Check every line below for the word "matplotlib" and show those that hold it.

╔══

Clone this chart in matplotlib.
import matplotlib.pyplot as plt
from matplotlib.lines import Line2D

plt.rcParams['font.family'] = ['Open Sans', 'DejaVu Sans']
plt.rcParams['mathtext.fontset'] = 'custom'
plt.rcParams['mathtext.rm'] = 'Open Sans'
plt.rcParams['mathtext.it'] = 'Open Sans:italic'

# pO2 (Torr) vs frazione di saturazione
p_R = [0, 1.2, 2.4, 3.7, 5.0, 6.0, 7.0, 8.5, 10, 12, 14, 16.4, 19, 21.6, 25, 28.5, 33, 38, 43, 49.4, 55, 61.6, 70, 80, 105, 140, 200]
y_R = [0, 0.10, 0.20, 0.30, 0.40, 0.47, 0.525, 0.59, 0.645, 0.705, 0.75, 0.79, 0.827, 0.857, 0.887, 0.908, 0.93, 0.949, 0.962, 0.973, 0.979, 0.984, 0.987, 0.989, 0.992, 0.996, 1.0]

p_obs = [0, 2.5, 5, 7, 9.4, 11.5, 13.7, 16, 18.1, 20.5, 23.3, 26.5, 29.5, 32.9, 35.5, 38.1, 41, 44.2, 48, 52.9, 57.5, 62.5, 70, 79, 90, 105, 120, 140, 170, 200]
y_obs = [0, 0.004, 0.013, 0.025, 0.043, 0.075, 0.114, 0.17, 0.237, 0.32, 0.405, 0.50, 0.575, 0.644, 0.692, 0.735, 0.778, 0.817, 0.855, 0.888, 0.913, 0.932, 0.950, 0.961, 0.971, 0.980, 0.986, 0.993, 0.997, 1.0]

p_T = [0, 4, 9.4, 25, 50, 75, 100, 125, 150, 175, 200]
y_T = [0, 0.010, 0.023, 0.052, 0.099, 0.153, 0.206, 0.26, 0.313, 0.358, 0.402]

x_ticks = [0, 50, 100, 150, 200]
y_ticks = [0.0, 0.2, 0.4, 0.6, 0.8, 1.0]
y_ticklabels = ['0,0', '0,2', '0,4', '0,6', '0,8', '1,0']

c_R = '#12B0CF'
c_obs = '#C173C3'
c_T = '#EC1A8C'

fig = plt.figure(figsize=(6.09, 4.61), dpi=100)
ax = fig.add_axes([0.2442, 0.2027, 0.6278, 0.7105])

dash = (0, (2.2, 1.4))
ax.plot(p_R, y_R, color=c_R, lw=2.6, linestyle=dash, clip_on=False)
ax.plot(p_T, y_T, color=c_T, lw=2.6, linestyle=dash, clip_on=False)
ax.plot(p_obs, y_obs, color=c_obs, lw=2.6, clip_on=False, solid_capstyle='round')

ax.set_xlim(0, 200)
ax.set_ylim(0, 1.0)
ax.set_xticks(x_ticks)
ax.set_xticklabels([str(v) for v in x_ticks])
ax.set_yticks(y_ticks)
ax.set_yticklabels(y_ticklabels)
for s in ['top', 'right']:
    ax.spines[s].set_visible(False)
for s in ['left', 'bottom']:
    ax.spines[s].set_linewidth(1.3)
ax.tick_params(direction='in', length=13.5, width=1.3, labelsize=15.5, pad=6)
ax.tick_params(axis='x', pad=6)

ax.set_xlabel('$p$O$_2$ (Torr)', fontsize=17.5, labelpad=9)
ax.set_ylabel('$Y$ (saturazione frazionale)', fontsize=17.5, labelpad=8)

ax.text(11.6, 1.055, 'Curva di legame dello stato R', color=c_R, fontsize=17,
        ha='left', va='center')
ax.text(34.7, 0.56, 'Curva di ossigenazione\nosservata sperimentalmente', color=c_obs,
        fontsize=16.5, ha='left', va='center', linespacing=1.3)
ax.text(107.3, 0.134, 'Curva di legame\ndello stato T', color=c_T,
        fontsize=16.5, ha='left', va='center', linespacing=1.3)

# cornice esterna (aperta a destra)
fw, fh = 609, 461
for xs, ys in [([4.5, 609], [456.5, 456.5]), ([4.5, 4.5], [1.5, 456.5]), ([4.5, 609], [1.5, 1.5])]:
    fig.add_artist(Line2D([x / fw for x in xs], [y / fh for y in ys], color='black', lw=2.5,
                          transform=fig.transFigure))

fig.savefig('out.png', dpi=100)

╚══

Answer >>
Clone this chart in matplotlib.
import matplotlib.pyplot as plt
from matplotlib.lines import Line2D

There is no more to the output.